Officer Terry Lewis responded to a "shots fired" call on Dec. 31, 2006, in Flint, Mich.

It's apparently a tradition in Flint to fire guns into the air and into a nearby lake on New Year's Eve, according to the ruling.

As Lewis was rounding up three men who may have fired the shots, he heard a "loud metal sounding" noise to his left. A side door opened, and Lewis said he saw a hand with something metallic in it and a flash of light, which he took for a muzzle flash. He immediately fired, claiming he thought he was being shot at.

His bullet hit Tracy Jefferson, an unarmed woman standing in the doorway. She had nothing in her hand but the doorknob.

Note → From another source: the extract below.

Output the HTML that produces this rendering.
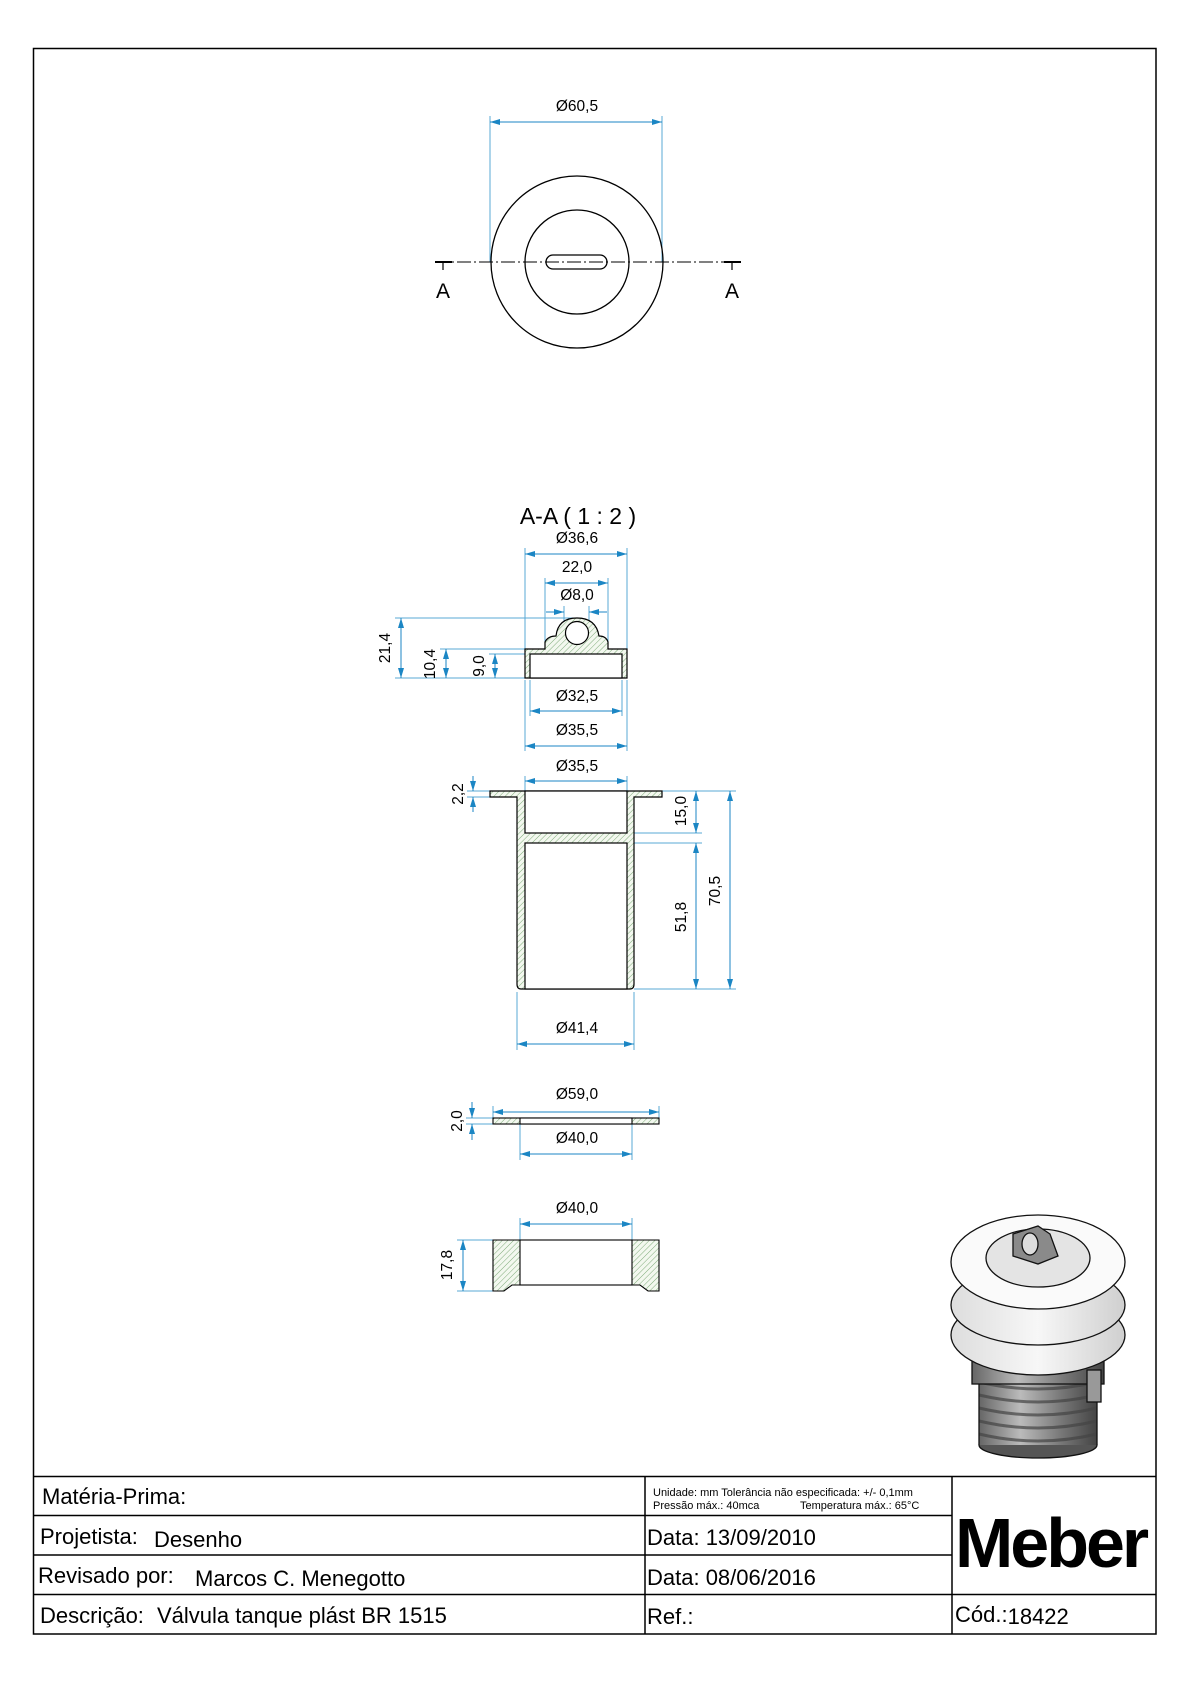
<!DOCTYPE html>
<html><head><meta charset="utf-8"><style>
html,body{margin:0;padding:0;background:#fff;}
svg{display:block;}
text{font-family:"Liberation Sans",sans-serif;}
</style></head><body>
<svg width="1190" height="1684" viewBox="0 0 1190 1684" xmlns="http://www.w3.org/2000/svg">
<defs>
<pattern id="h" patternUnits="userSpaceOnUse" width="4" height="4" patternTransform="rotate(45)">
<rect width="4" height="4" fill="#f3f8ef"/><line x1="0" y1="0" x2="0" y2="4" stroke="#7fab7a" stroke-width="1"/>
</pattern>
<marker id="a" viewBox="0 0 10 6" refX="10" refY="3" markerWidth="10" markerHeight="6" orient="auto-start-reverse" markerUnits="userSpaceOnUse">
<path d="M0,0 L10,3 L0,6 z" fill="#1b86c4"/></marker>
<linearGradient id="g1" x1="0" x2="1"><stop offset="0" stop-color="#666"/><stop offset="0.35" stop-color="#bbb"/><stop offset="0.7" stop-color="#777"/><stop offset="1" stop-color="#444"/></linearGradient>
<linearGradient id="g2" x1="0" x2="1"><stop offset="0" stop-color="#ddd"/><stop offset="0.5" stop-color="#f7f7f7"/><stop offset="1" stop-color="#cfcfcf"/></linearGradient>
</defs>
<rect width="1190" height="1684" fill="#fff"/>
<rect x="33.5" y="48.5" width="1122.5" height="1585.5" fill="none" stroke="#000" stroke-width="1.5"/>

<!-- top view -->
<g stroke="#5aa9d6" stroke-width="1" fill="none">
<line x1="490" y1="116" x2="490" y2="262"/><line x1="662" y1="116" x2="662" y2="262"/>
<line x1="490" y1="122" x2="662" y2="122" stroke="#1b86c4" marker-start="url(#a)" marker-end="url(#a)"/>
</g>
<text x="577" y="111" font-size="15.5" text-anchor="middle">Ø60,5</text>
<g fill="none" stroke="#000" stroke-width="1.3">
<circle cx="577" cy="262" r="86"/>
<circle cx="577" cy="262" r="52"/>
<rect x="546" y="255" width="61" height="14" rx="7"/>
</g>
<line x1="435" y1="262" x2="741" y2="262" stroke="#000" stroke-width="1" stroke-dasharray="14,3,2,3"/>
<g stroke="#000" stroke-width="2"><line x1="435" y1="262" x2="452" y2="262"/><line x1="724" y1="262" x2="741" y2="262"/></g>
<g stroke="#000" stroke-width="1.2"><line x1="443" y1="262" x2="443" y2="270"/><line x1="732" y1="262" x2="732" y2="270"/></g>
<text x="443" y="298" font-size="21" text-anchor="middle">A</text>
<text x="732" y="298" font-size="21" text-anchor="middle">A</text>

<text x="578" y="524" font-size="23" text-anchor="middle">A-A ( 1 : 2 )</text>

<!-- cap -->
<g stroke="#5aa9d6" stroke-width="1" fill="none">
<line x1="525" y1="548" x2="525" y2="649"/><line x1="627" y1="548" x2="627" y2="649"/>
<line x1="545" y1="578" x2="545" y2="644"/><line x1="608" y1="578" x2="608" y2="644"/>
<line x1="564" y1="606" x2="564" y2="625"/><line x1="589" y1="606" x2="589" y2="625"/>
<line x1="395" y1="618" x2="578" y2="618"/>
<line x1="440" y1="649" x2="525" y2="649"/>
<line x1="489" y1="654" x2="530" y2="654"/>
<line x1="395" y1="678" x2="525" y2="678"/>
<line x1="530" y1="680" x2="530" y2="716"/><line x1="622" y1="680" x2="622" y2="716"/>
<line x1="525" y1="680" x2="525" y2="751"/><line x1="627" y1="680" x2="627" y2="751"/>
</g>
<g stroke="#1b86c4" stroke-width="1" fill="none">
<line x1="525" y1="554" x2="627" y2="554" marker-start="url(#a)" marker-end="url(#a)"/>
<line x1="545" y1="583" x2="608" y2="583" marker-start="url(#a)" marker-end="url(#a)"/>
<line x1="546" y1="612" x2="564" y2="612" marker-end="url(#a)"/>
<line x1="607" y1="612" x2="589" y2="612" marker-end="url(#a)"/>
<line x1="401" y1="618" x2="401" y2="678" marker-start="url(#a)" marker-end="url(#a)"/>
<line x1="446" y1="649" x2="446" y2="678" marker-start="url(#a)" marker-end="url(#a)"/>
<line x1="495" y1="654" x2="495" y2="678" marker-start="url(#a)" marker-end="url(#a)"/>
<line x1="530" y1="711" x2="622" y2="711" marker-start="url(#a)" marker-end="url(#a)"/>
<line x1="525" y1="746" x2="627" y2="746" marker-start="url(#a)" marker-end="url(#a)"/>
</g>
<text x="577" y="543" font-size="15.5" text-anchor="middle">Ø36,6</text>
<text x="577" y="572" font-size="15.5" text-anchor="middle">22,0</text>
<text x="577" y="600" font-size="15.5" text-anchor="middle">Ø8,0</text>
<text x="577" y="701" font-size="15.5" text-anchor="middle">Ø32,5</text>
<text x="577" y="735" font-size="15.5" text-anchor="middle">Ø35,5</text>
<text transform="translate(390,648) rotate(-90)" font-size="15.5" text-anchor="middle">21,4</text>
<text transform="translate(435,664) rotate(-90)" font-size="15.5" text-anchor="middle">10,4</text>
<text transform="translate(484,666) rotate(-90)" font-size="15.5" text-anchor="middle">9,0</text>
<path d="M525,649 L545,649 L545,642 Q548,636 556,636 Q558,618 577,618 Q596,618 599,636 Q606,636 608,642 L608,649 L627,649 L627,678 L525,678 Z" fill="url(#h)" stroke="#000" stroke-width="1.2"/>
<circle cx="577" cy="633" r="11.5" fill="#fff" stroke="#000" stroke-width="1.2"/>
<rect x="530" y="654" width="92" height="24" fill="#fff" stroke="#000" stroke-width="1.2"/>

<!-- pipe -->
<g stroke="#5aa9d6" stroke-width="1" fill="none">
<line x1="525" y1="776" x2="525" y2="791"/><line x1="627" y1="776" x2="627" y2="791"/>
<line x1="467" y1="791" x2="490" y2="791"/><line x1="467" y1="797" x2="490" y2="797"/>
<line x1="662" y1="791" x2="736" y2="791"/>
<line x1="634" y1="833" x2="702" y2="833"/><line x1="634" y1="843" x2="702" y2="843"/>
<line x1="634" y1="989" x2="736" y2="989"/>
<line x1="517" y1="992" x2="517" y2="1050"/><line x1="634" y1="992" x2="634" y2="1050"/>
</g>
<g stroke="#1b86c4" stroke-width="1" fill="none">
<line x1="525" y1="781" x2="627" y2="781" marker-start="url(#a)" marker-end="url(#a)"/>
<line x1="473" y1="776" x2="473" y2="791" marker-end="url(#a)"/>
<line x1="473" y1="812" x2="473" y2="797" marker-end="url(#a)"/>
<line x1="696" y1="791" x2="696" y2="833" marker-start="url(#a)" marker-end="url(#a)"/>
<line x1="696" y1="843" x2="696" y2="989" marker-start="url(#a)" marker-end="url(#a)"/>
<line x1="730" y1="791" x2="730" y2="989" marker-start="url(#a)" marker-end="url(#a)"/>
<line x1="517" y1="1044" x2="634" y2="1044" marker-start="url(#a)" marker-end="url(#a)"/>
</g>
<text x="577" y="771" font-size="15.5" text-anchor="middle">Ø35,5</text>
<text x="577" y="1033" font-size="15.5" text-anchor="middle">Ø41,4</text>
<text transform="translate(463,794) rotate(-90)" font-size="15.5" text-anchor="middle">2,2</text>
<text transform="translate(686,811) rotate(-90)" font-size="15.5" text-anchor="middle">15,0</text>
<text transform="translate(686,917) rotate(-90)" font-size="15.5" text-anchor="middle">51,8</text>
<text transform="translate(720,891) rotate(-90)" font-size="15.5" text-anchor="middle">70,5</text>
<path d="M490,791 L662,791 L662,797 L634,797 L634,984 Q634,989 630,989 L521,989 Q517,989 517,984 L517,797 L490,797 Z" fill="url(#h)" stroke="#000" stroke-width="1.2"/>
<rect x="525" y="791" width="102" height="42" fill="#fff" stroke="#000" stroke-width="1.2"/>
<rect x="525" y="843" width="102" height="146" fill="#fff" stroke="#000" stroke-width="1.2"/>

<!-- washer -->
<g stroke="#5aa9d6" stroke-width="1" fill="none">
<line x1="493" y1="1106" x2="493" y2="1118"/><line x1="659" y1="1106" x2="659" y2="1118"/>
<line x1="466" y1="1118" x2="493" y2="1118"/><line x1="466" y1="1124" x2="493" y2="1124"/>
<line x1="520" y1="1124" x2="520" y2="1160"/><line x1="632" y1="1124" x2="632" y2="1160"/>
</g>
<g stroke="#1b86c4" stroke-width="1" fill="none">
<line x1="493" y1="1112" x2="659" y2="1112" marker-start="url(#a)" marker-end="url(#a)"/>
<line x1="472" y1="1102" x2="472" y2="1118" marker-end="url(#a)"/>
<line x1="472" y1="1140" x2="472" y2="1124" marker-end="url(#a)"/>
<line x1="520" y1="1154" x2="632" y2="1154" marker-start="url(#a)" marker-end="url(#a)"/>
</g>
<text x="577" y="1099" font-size="15.5" text-anchor="middle">Ø59,0</text>
<text x="577" y="1143" font-size="15.5" text-anchor="middle">Ø40,0</text>
<text transform="translate(462,1121) rotate(-90)" font-size="15.5" text-anchor="middle">2,0</text>
<rect x="493" y="1118" width="166" height="6" fill="url(#h)" stroke="#000" stroke-width="1.1"/>
<rect x="520" y="1118" width="112" height="6" fill="#fff" stroke="#000" stroke-width="1.1"/>

<!-- ring -->
<g stroke="#5aa9d6" stroke-width="1" fill="none">
<line x1="520" y1="1218" x2="520" y2="1240"/><line x1="632" y1="1218" x2="632" y2="1240"/>
<line x1="457" y1="1240" x2="493" y2="1240"/><line x1="457" y1="1291" x2="493" y2="1291"/>
</g>
<g stroke="#1b86c4" stroke-width="1" fill="none">
<line x1="520" y1="1224" x2="632" y2="1224" marker-start="url(#a)" marker-end="url(#a)"/>
<line x1="463" y1="1240" x2="463" y2="1291" marker-start="url(#a)" marker-end="url(#a)"/>
<line x1="599" y1="1240" x2="599" y2="1285" marker-start="url(#a)" marker-end="url(#a)"/>
</g>
<text x="577" y="1213" font-size="15.5" text-anchor="middle">Ø40,0</text>
<text transform="translate(452,1265) rotate(-90)" font-size="15.5" text-anchor="middle">17,8</text>
<text transform="translate(588,1262) rotate(-90)" font-size="15.5" text-anchor="middle">15,8</text>
<path d="M493,1240 L659,1240 L659,1291 L648,1291 L640,1285 L512,1285 L504,1291 L493,1291 Z" fill="url(#h)" stroke="#000" stroke-width="1.1"/>
<rect x="520" y="1240" width="112" height="45" fill="#fff" stroke="#000" stroke-width="1.1"/>

<!-- 3D render -->
<g stroke="#111" stroke-width="1.3">
<ellipse cx="1038" cy="1445" rx="59" ry="13" fill="#555"/>
<rect x="979" y="1370" width="118" height="75" fill="url(#g1)" stroke="none"/>
<g fill="none" stroke="#444" stroke-width="3" opacity="0.7">
<path d="M979,1382 Q1038,1396 1097,1382"/><path d="M979,1395 Q1038,1409 1097,1395"/><path d="M979,1408 Q1038,1422 1097,1408"/><path d="M979,1421 Q1038,1435 1097,1421"/><path d="M979,1434 Q1038,1448 1097,1434"/>
</g>
<line x1="979" y1="1370" x2="979" y2="1445"/><line x1="1097" y1="1370" x2="1097" y2="1445"/>
<rect x="972" y="1360" width="132" height="24" fill="url(#g1)"/>
<rect x="1087" y="1370" width="14" height="32" fill="#999"/>
<ellipse cx="1038" cy="1335" rx="87" ry="40" fill="url(#g2)"/>
<ellipse cx="1038" cy="1314" rx="60" ry="22" fill="#777" stroke="none"/>
<ellipse cx="1038" cy="1305" rx="87" ry="40" fill="url(#g2)"/>
<ellipse cx="1038" cy="1286" rx="60" ry="22" fill="#777" stroke="none"/>
<ellipse cx="1038" cy="1262" rx="87" ry="47" fill="#fafafa"/>
<ellipse cx="1038" cy="1258" rx="52" ry="29" fill="#e4e4e4"/>
<path d="M1013,1234 L1038,1226 L1050,1234 L1058,1256 L1038,1264 L1013,1256 Z" fill="#8a8a8a"/>
<ellipse cx="1030" cy="1244" rx="8" ry="11" fill="#ddd"/>
</g>

<!-- title block -->
<g stroke="#000" stroke-width="1.5" fill="none">
<line x1="33.5" y1="1476.5" x2="1156" y2="1476.5"/>
<line x1="33.5" y1="1515.5" x2="952" y2="1515.5"/>
<line x1="33.5" y1="1555" x2="952" y2="1555"/>
<line x1="33.5" y1="1594.5" x2="1156" y2="1594.5"/>
<line x1="645" y1="1476.5" x2="645" y2="1634"/>
<line x1="952" y1="1476.5" x2="952" y2="1634"/>
</g>
<g font-size="22">
<text x="42" y="1504">Matéria-Prima:</text>
<text x="40" y="1544">Projetista:</text><text x="154" y="1547">Desenho</text>
<text x="38" y="1583">Revisado por:</text><text x="195" y="1586">Marcos C. Menegotto</text>
<text x="40" y="1623">Descrição:</text><text x="157" y="1623">Válvula tanque plást BR 1515</text>
<text x="647" y="1545">Data: 13/09/2010</text>
<text x="647" y="1585">Data: 08/06/2016</text>
<text x="647" y="1624">Ref.:</text>
<text x="955" y="1622">Cód.:<tspan y="1624">18422</tspan></text>
</g>
<text x="653" y="1496" font-size="11">Unidade: mm Tolerância não especificada: +/- 0,1mm</text>
<text x="653" y="1509" font-size="11">Pressão máx.: 40mca <tspan x="800">Temperatura máx.: 65°C</tspan></text>
<text x="955" y="1567" font-size="70" font-weight="bold" letter-spacing="-3">Meber</text>
</svg>
</body></html>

The shot injured her, but it wasn't fatal.

She accused Lewis of battery and violating her constitutional right to be free from excessive force.

Lewis argued that the case should be dismissed based on qualified immunity, but the district court denied his motion.

The Cincinnati-based appeals court affirmed, saying Jefferson produced "adequate evidentiary support" for her version of events.

Jefferson had insisted that her hand never left the doorknob, and there was no ambient light source that could have produced the alleged flash.

"Though we are hesitant to doubt Officer Lewis' testimony that he saw a flash, 'the court may not simply accept what may be a self-serving account by the police officer. It must look at the circumstantial evidence that, if believed, would tend to discredit the police officer's story,'" Judge Boyce Martin, Jr. wrote, quoting the 9th Circuit in Scott v. Henrich (1994).

"In this case, Ms. Jefferson's testimony regarding the lack of ambient light is sufficient to support an inference that could discredit Officer Lewis' testimony."